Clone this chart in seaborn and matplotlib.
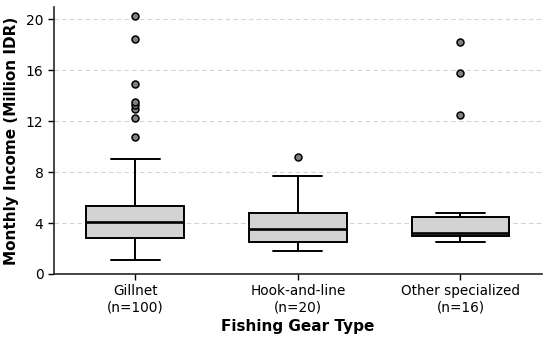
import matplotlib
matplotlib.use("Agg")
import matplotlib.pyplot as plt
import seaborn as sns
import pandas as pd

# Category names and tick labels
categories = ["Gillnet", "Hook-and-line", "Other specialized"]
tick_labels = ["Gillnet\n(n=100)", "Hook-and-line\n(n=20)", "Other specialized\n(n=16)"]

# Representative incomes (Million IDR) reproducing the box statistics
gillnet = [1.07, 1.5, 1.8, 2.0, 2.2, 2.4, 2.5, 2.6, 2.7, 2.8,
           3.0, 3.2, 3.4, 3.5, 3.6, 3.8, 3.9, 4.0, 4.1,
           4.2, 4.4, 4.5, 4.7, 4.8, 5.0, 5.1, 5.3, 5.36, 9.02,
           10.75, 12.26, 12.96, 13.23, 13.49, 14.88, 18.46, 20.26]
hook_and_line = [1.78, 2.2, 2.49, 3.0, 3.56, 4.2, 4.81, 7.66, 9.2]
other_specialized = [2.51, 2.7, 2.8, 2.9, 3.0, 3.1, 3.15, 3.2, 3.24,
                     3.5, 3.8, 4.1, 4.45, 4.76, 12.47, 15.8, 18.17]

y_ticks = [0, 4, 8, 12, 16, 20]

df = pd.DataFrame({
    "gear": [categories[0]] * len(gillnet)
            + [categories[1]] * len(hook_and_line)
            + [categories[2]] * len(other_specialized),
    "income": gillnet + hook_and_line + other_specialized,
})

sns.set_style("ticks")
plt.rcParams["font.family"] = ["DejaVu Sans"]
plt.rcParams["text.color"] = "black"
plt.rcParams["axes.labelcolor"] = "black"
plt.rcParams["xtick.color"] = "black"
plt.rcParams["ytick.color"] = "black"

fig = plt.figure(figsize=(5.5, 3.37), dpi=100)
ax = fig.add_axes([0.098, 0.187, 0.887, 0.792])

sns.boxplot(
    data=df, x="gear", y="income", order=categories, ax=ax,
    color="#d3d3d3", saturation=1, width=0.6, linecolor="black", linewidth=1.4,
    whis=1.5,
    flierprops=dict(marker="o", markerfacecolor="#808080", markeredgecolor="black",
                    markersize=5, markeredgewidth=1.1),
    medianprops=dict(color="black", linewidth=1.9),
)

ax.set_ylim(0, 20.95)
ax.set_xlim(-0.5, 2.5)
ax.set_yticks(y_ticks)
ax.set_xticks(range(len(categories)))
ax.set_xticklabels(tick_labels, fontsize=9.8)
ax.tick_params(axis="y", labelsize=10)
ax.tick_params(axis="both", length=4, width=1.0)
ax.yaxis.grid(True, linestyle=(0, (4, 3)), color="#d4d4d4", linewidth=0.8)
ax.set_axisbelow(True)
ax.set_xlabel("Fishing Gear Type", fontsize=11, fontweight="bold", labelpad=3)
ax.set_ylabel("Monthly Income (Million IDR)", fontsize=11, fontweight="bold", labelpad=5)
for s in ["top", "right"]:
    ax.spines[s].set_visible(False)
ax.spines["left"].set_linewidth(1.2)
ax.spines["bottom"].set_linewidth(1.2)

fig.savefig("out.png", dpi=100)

#####

YOUR GOAL:
Identify the lines above with the word "seaborn". Copy them.

FULL RESPONSE:
Clone this chart in seaborn and matplotlib.
import seaborn as sns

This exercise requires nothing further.